L’11 febbraio scorso un articolo siglato da Osvaldo De Paolini sul Messaggero, svelava la volontà di Unicredit di andare alla conquista di Banco Bpm. Un piano che Orcel aveva iniziato a covare (come avevamo anticipato qui) già a ottobre, con la possibile estensione dei Dta da parte del Tesoro. La “soffiata” del Messaggero, però, aveva congelato i piani dell’amministratore delegato di Unicredit: la voce di opa aveva fatto schizzare il titolo del Banco. La domanda è: chi aveva parlato? Secondo fonti accreditate, potrebbe essere stato qualcuno vicino al Mef che non poteva non sapere di una possibilità così importante. E in Via XX Settembre potrebbero aver pensato che fosse meglio fare deragliare le trattative per evitare di dover trovare un nuovo compratore per Mps.

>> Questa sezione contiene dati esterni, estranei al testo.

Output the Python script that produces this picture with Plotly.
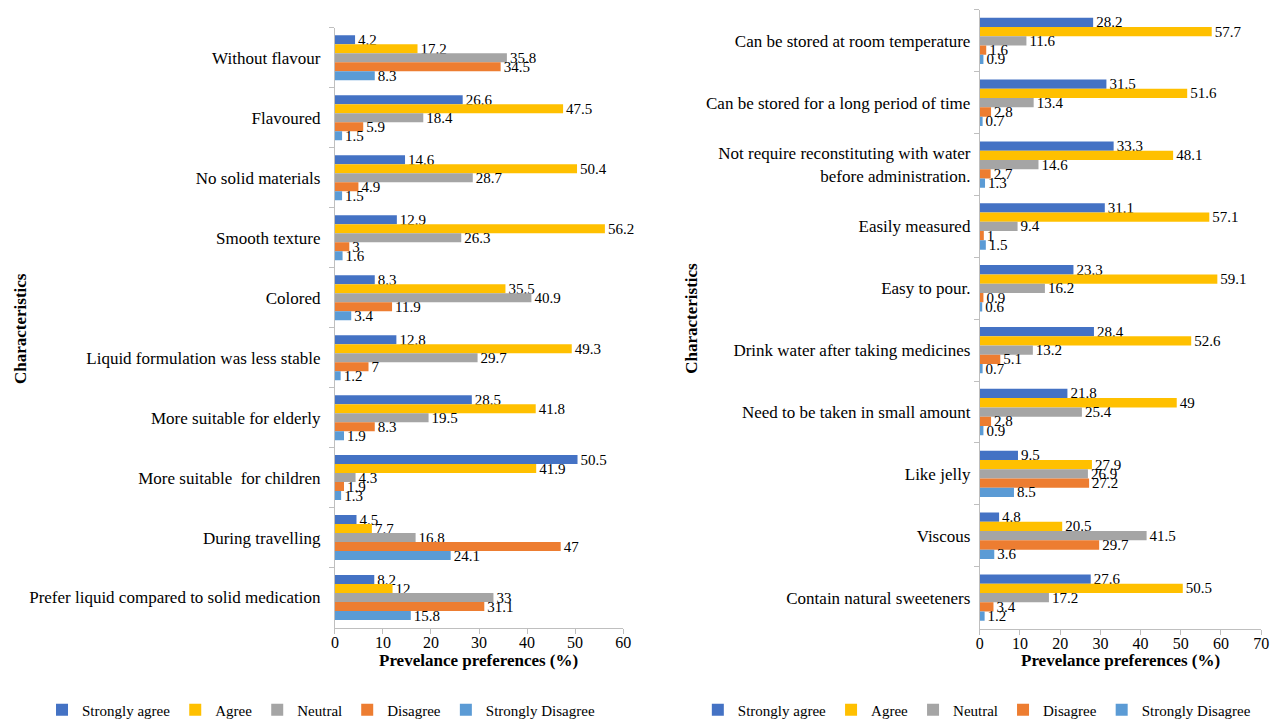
import plotly.graph_objects as go

# Response levels and colours
levels = ["Strongly agree", "Agree", "Neutral", "Disagree", "Strongly Disagree"]
colors = ["#4472C4", "#FFC000", "#A5A5A5", "#ED7D31", "#5B9BD5"]

# Left panel: characteristics (top to bottom)
left_cats = [
    "Without flavour",
    "Flavoured",
    "No solid materials",
    "Smooth texture",
    "Colored",
    "Liquid formulation was less stable",
    "More suitable for elderly",
    "More suitable  for children",
    "During travelling",
    "Prefer liquid compared to solid medication",
]
left_strongly_agree = [4.2, 26.6, 14.6, 12.9, 8.3, 12.8, 28.5, 50.5, 4.5, 8.2]
left_agree = [17.2, 47.5, 50.4, 56.2, 35.5, 49.3, 41.8, 41.9, 7.7, 12]
left_neutral = [35.8, 18.4, 28.7, 26.3, 40.9, 29.7, 19.5, 4.3, 16.8, 33]
left_disagree = [34.5, 5.9, 4.9, 3, 11.9, 7, 8.3, 1.9, 47, 31.1]
left_strongly_disagree = [8.3, 1.5, 1.5, 1.6, 3.4, 1.2, 1.9, 1.3, 24.1, 15.8]

# Right panel: characteristics (top to bottom)
right_cats = [
    "Can be stored at room temperature",
    "Can be stored for a long period of time",
    "Not require reconstituting with water<br>before administration.",
    "Easily measured",
    "Easy to pour.",
    "Drink water after taking medicines",
    "Need to be taken in small amount",
    "Like jelly",
    "Viscous",
    "Contain natural sweeteners",
]
right_strongly_agree = [28.2, 31.5, 33.3, 31.1, 23.3, 28.4, 21.8, 9.5, 4.8, 27.6]
right_agree = [57.7, 51.6, 48.1, 57.1, 59.1, 52.6, 49, 27.9, 20.5, 50.5]
right_neutral = [11.6, 13.4, 14.6, 9.4, 16.2, 13.2, 25.4, 26.9, 41.5, 17.2]
right_disagree = [1.6, 2.8, 2.7, 1, 0.9, 5.1, 2.8, 27.2, 29.7, 3.4]
right_strongly_disagree = [0.9, 0.7, 1.3, 1.5, 0.6, 0.7, 0.9, 8.5, 3.6, 1.2]

left_series = [left_strongly_agree, left_agree, left_neutral, left_disagree, left_strongly_disagree]
right_series = [right_strongly_agree, right_agree, right_neutral, right_disagree, right_strongly_disagree]

FONT = "Liberation Serif, Times New Roman, serif"
AXIS_GRAY = "#BFBFBF"

fig = go.Figure()


def add_panel(cats, series, xref, yref, legend):
    for name, vals, col in zip(levels, series, colors):
        fig.add_trace(go.Bar(
            y=cats, x=vals, name=name, orientation="h",
            marker=dict(color=col, line=dict(width=0)),
            text=[f"{v:g}" for v in vals], textposition="outside",
            textfont=dict(family=FONT, size=15, color="#000000"),
            constraintext="none", cliponaxis=False,
            xaxis=xref, yaxis=yref, legend=legend,
            hoverinfo="x+y+name",
        ))


add_panel(left_cats, left_series, "x", "y", "legend")
add_panel(right_cats, right_series, "x2", "y2", "legend2")

xaxis_common = dict(
    showgrid=False, zeroline=False, showline=True, linecolor=AXIS_GRAY, linewidth=1,
    ticks="outside", ticklen=5, tickcolor=AXIS_GRAY, dtick=10, ticklabelstandoff=-5,
    tickfont=dict(family=FONT, size=16, color="#000000"),
)
yaxis_common = dict(
    showgrid=False, zeroline=False, showline=True, linecolor=AXIS_GRAY, linewidth=1,
    ticks="outside", ticklen=5, tickcolor=AXIS_GRAY, tickson="boundaries",
    tickfont=dict(family=FONT, size=17, color="#000000"), autorange="reversed",
    categoryorder="array",
)

W, H = 1285, 727


def px_x(p):
    return p / W


def px_y(p):
    return 1 - p / H


def centered_note(text, x, y, angle=0):
    return dict(text=text, x=px_x(x), y=px_y(y), xref="paper", yref="paper",
                xanchor="center", yanchor="middle", textangle=angle, showarrow=False,
                font=dict(family=FONT, size=17, color="#000000"))


legend_common = dict(orientation="h", xanchor="center", yanchor="middle", y=px_y(714),
                     font=dict(family=FONT, size=15, color="#000000"),
                     bgcolor="rgba(0,0,0,0)", traceorder="normal", itemwidth=30)

fig.update_layout(
    width=W, height=H,
    margin=dict(l=0, r=0, t=0, b=0),
    paper_bgcolor="white", plot_bgcolor="white",
    barmode="group", bargap=0.25, bargroupgap=0,
    font=dict(family=FONT, color="#000000"),
    xaxis=dict(domain=[px_x(334), px_x(625)], range=[0, 60], anchor="y", **xaxis_common),
    yaxis=dict(domain=[px_y(631), px_y(28)], anchor="x", categoryarray=left_cats,
               ticklabelstandoff=10, **yaxis_common),
    xaxis2=dict(domain=[px_x(985), px_x(1269)], range=[0, 70], anchor="y2", **xaxis_common),
    yaxis2=dict(domain=[px_y(632), px_y(10)], anchor="x2", categoryarray=right_cats,
                ticklabelstandoff=5, **yaxis_common),
    legend=dict(x=px_x(320), **legend_common),
    legend2=dict(x=px_x(982), **legend_common),
    annotations=[
        centered_note("<b>Characteristics</b>", 16, 330, -90),
        centered_note("<b>Characteristics</b>", 694, 320, -90),
        centered_note("<b>Prevelance preferences (%)</b>", 479, 664),
        centered_note("<b>Prevelance preferences (%)</b>", 1127, 664),
    ],
)

fig.write_html("out.html")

Proprio il matrimonio tra Siena e Unicredit potrebbe tornare di attualità, perché la crisi geopolitica ed economica potrebbe convincere l’Unione Europea a dare più tempo all’Italia per sbrogliare la matassa della Rocca. Il tutto sta nel capire quali potrebbero essere le condizioni migliori. Quello che è certo, però, è che con queste capitalizzazioni nessuno potrebbe muoversi nell’immediato. Unicredit vale poco più di 20 miliardi, davvero vorrebbe assorbire in questo momento il Banco, che ne vale 4? Tra l’altro, proprio Piazza Gae Aulenti al momento ha problemi ben più urgenti visto che in Russia l’esposizione verso la clientela è di 4,5 miliardi. L’istituto guidato da Giuseppe Castagna, invece, potrebbe anche guardare con interesse a un’unione con Crédit Agricole, oltretutto con rapporti di forza differenti da quelli con Unicredit. Ma, come detto, ora qualsiasi discorso è congelato. La stagione delle opa tornerà di sicuro, anche perché la necessità di una maggiore, ulteriore concentrazione delle banche rimane importante. Ma non sarà certo nelle prossime settimane.